Requirement
In this exercise, print only the lines of the records below from the one with "Clone this chart in Apache ECharts." through the one with "const xTicks = [0,10,20,30,40,50,60,70,80,90,100];", inclusive. Pictures are not part of the copy.

Data supplied
╭──

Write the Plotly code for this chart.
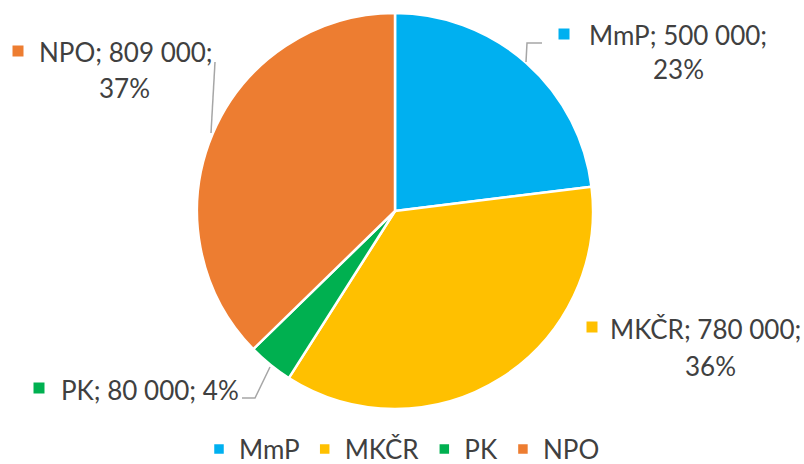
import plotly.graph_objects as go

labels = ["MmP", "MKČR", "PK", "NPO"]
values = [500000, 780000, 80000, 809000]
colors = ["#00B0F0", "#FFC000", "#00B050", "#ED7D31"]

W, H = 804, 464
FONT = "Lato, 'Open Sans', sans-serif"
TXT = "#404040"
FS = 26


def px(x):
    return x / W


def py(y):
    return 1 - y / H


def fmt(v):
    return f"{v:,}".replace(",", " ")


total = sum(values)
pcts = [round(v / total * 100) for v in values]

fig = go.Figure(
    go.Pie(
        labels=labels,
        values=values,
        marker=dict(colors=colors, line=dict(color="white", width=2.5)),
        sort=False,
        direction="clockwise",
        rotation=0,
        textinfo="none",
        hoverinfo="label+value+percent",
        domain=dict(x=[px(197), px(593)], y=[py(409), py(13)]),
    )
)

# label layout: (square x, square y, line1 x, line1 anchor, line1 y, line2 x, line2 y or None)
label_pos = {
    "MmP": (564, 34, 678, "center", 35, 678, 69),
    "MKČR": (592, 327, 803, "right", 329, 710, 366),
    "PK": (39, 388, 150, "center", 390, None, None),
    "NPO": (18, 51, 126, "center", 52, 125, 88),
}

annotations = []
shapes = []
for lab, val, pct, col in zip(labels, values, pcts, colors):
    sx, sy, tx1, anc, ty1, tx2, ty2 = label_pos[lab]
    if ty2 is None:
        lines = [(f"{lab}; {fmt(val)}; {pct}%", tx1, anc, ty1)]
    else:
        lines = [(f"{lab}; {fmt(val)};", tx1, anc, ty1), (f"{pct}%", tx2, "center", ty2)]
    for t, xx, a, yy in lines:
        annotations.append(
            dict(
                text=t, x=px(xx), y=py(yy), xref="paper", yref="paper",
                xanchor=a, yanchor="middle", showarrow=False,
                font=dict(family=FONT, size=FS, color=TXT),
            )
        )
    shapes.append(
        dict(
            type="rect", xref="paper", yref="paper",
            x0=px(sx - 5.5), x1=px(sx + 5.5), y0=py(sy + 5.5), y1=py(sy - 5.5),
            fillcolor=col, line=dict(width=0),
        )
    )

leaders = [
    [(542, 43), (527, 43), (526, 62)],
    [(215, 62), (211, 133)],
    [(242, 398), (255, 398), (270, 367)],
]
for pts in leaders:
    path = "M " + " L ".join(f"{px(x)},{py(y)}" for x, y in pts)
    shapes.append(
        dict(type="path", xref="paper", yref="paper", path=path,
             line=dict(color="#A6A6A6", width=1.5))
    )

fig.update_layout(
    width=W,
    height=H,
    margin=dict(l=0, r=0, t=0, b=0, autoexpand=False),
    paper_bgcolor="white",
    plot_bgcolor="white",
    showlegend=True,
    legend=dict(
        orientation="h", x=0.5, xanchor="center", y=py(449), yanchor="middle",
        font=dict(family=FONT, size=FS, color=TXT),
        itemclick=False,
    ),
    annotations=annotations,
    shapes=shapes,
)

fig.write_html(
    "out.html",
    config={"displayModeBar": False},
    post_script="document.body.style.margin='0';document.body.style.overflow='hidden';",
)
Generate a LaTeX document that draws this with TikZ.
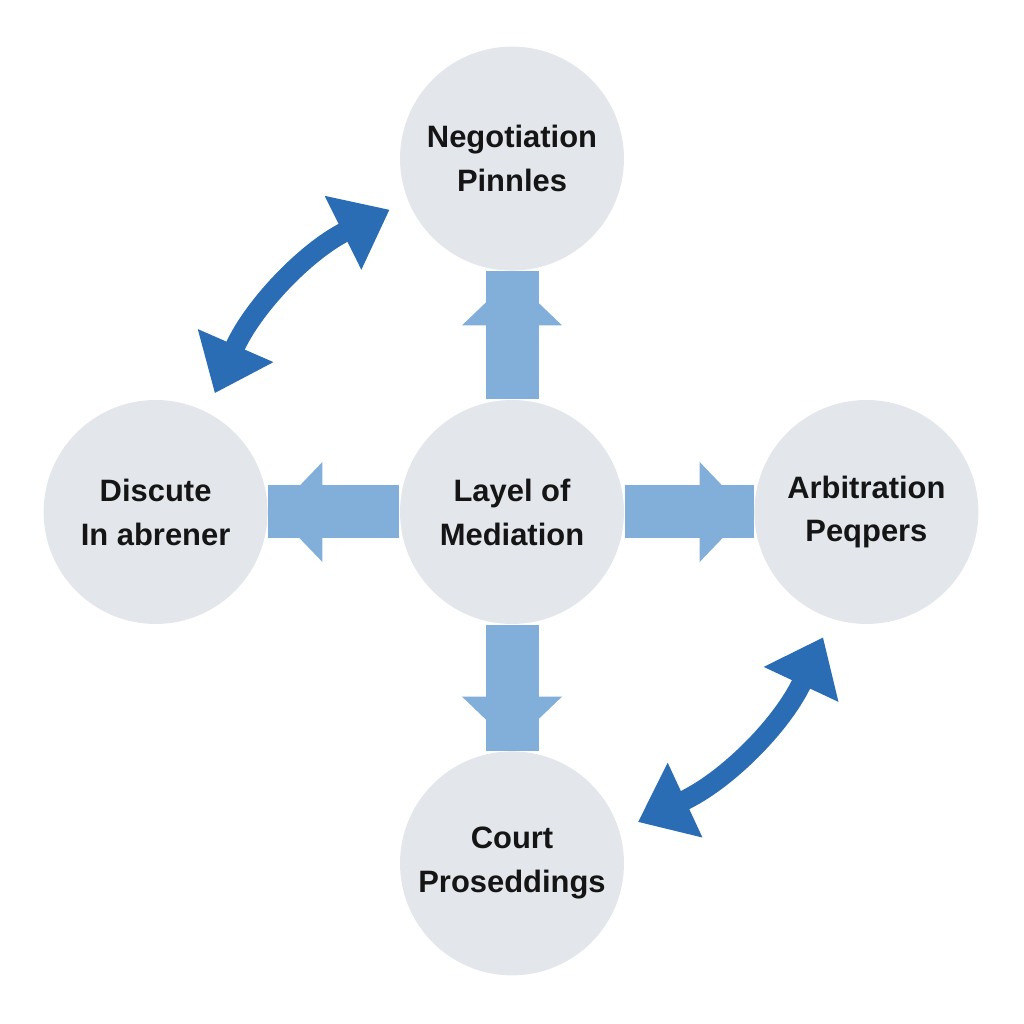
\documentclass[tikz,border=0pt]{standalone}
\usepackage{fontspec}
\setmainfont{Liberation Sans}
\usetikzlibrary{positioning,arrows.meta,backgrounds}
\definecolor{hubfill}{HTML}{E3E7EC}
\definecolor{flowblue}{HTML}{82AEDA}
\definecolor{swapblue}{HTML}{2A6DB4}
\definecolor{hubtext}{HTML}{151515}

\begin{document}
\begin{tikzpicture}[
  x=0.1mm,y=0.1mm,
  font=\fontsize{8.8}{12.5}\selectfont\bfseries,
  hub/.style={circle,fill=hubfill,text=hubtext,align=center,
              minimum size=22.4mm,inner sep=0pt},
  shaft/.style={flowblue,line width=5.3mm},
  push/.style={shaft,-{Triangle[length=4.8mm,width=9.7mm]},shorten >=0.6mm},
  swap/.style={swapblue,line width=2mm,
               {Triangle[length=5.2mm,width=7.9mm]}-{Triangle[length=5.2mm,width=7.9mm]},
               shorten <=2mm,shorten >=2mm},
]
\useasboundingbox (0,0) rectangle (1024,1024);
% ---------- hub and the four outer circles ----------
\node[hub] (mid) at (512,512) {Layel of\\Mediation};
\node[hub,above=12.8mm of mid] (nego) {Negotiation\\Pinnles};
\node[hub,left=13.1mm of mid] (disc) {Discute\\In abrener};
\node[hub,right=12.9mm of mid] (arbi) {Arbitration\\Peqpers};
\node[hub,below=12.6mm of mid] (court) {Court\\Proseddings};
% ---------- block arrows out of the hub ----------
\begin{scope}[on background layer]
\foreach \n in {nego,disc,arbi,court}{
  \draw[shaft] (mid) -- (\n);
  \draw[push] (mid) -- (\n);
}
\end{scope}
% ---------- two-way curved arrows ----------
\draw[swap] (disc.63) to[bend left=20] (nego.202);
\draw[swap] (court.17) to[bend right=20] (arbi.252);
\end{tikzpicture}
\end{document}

╰──
╭──

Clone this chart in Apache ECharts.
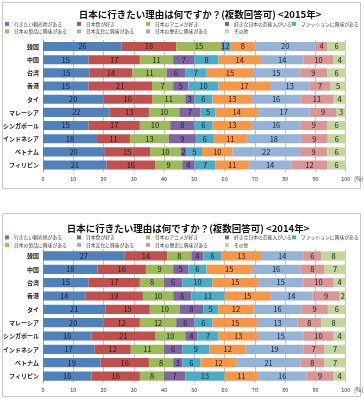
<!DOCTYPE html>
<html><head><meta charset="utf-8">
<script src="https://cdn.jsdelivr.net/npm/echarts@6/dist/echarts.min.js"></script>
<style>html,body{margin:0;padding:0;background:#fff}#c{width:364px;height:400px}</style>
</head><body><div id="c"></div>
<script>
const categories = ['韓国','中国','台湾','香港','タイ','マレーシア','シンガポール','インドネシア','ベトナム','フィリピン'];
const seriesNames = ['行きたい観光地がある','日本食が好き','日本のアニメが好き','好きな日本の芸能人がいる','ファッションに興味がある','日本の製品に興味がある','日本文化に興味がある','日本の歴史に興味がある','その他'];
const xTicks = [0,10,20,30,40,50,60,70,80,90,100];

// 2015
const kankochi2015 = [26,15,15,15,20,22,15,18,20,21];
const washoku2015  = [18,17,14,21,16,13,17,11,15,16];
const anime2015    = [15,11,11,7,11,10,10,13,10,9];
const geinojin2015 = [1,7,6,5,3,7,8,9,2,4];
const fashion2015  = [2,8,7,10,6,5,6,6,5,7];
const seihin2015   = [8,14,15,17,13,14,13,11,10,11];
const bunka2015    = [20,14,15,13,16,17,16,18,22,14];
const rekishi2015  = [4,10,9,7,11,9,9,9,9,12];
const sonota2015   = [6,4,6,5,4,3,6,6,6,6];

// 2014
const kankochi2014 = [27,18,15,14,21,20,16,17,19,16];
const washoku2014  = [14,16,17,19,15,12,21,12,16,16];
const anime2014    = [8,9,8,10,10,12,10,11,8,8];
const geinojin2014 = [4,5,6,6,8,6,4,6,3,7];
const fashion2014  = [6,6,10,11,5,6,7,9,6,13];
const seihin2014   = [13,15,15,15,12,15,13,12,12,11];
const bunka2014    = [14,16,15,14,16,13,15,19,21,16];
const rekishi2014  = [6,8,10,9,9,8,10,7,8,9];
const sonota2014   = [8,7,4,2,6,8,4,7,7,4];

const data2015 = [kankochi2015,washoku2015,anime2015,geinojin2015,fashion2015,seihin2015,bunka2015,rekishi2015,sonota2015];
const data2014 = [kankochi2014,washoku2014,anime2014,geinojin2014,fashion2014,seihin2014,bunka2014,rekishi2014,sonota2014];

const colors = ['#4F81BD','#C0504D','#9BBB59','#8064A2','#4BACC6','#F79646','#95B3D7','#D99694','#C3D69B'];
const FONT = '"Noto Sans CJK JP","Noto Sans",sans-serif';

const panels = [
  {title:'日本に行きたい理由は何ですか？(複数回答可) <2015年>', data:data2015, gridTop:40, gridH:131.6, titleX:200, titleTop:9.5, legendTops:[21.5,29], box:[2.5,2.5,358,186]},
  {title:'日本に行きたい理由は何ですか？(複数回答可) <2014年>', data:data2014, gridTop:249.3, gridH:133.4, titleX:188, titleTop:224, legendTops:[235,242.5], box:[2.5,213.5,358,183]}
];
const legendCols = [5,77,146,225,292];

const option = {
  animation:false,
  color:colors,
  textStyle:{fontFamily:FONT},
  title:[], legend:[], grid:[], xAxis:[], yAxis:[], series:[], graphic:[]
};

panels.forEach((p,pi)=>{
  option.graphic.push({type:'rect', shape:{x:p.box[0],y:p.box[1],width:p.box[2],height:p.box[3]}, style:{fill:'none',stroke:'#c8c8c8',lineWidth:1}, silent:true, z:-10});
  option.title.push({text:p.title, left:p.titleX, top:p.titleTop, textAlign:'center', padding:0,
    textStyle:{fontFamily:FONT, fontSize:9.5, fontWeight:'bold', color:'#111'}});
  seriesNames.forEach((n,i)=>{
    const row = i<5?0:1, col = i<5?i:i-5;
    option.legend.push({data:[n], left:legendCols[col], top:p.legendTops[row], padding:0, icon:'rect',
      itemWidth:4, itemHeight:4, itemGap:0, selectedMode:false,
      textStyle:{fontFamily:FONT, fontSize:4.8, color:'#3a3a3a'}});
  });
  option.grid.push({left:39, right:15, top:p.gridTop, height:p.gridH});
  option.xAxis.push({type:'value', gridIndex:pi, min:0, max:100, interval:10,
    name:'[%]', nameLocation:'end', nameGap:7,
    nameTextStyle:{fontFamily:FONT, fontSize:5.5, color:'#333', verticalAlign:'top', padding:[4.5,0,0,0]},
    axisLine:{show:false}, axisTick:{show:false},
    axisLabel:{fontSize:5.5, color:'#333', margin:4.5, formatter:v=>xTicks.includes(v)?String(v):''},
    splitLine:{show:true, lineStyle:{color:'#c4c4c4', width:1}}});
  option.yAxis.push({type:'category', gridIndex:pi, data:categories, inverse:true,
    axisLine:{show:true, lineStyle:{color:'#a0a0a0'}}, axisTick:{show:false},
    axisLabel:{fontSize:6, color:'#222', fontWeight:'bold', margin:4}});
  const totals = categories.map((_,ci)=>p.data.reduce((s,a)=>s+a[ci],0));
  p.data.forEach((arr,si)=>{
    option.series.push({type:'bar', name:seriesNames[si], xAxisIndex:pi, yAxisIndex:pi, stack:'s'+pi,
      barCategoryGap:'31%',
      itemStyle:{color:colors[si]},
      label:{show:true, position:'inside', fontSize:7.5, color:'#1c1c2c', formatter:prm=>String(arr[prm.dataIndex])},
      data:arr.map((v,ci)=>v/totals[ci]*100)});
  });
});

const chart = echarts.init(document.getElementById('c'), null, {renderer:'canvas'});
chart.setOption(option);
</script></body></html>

╰──

Answer to the problem
Clone this chart in Apache ECharts.
<!DOCTYPE html>
<html><head><meta charset="utf-8">
<script src="https://cdn.jsdelivr.net/npm/echarts@6/dist/echarts.min.js"></script>
<style>html,body{margin:0;padding:0;background:#fff}#c{width:364px;height:400px}</style>
</head><body><div id="c"></div>
<script>
const categories = ['韓国','中国','台湾','香港','タイ','マレーシア','シンガポール','インドネシア','ベトナム','フィリピン'];
const seriesNames = ['行きたい観光地がある','日本食が好き','日本のアニメが好き','好きな日本の芸能人がいる','ファッションに興味がある','日本の製品に興味がある','日本文化に興味がある','日本の歴史に興味がある','その他'];
const xTicks = [0,10,20,30,40,50,60,70,80,90,100];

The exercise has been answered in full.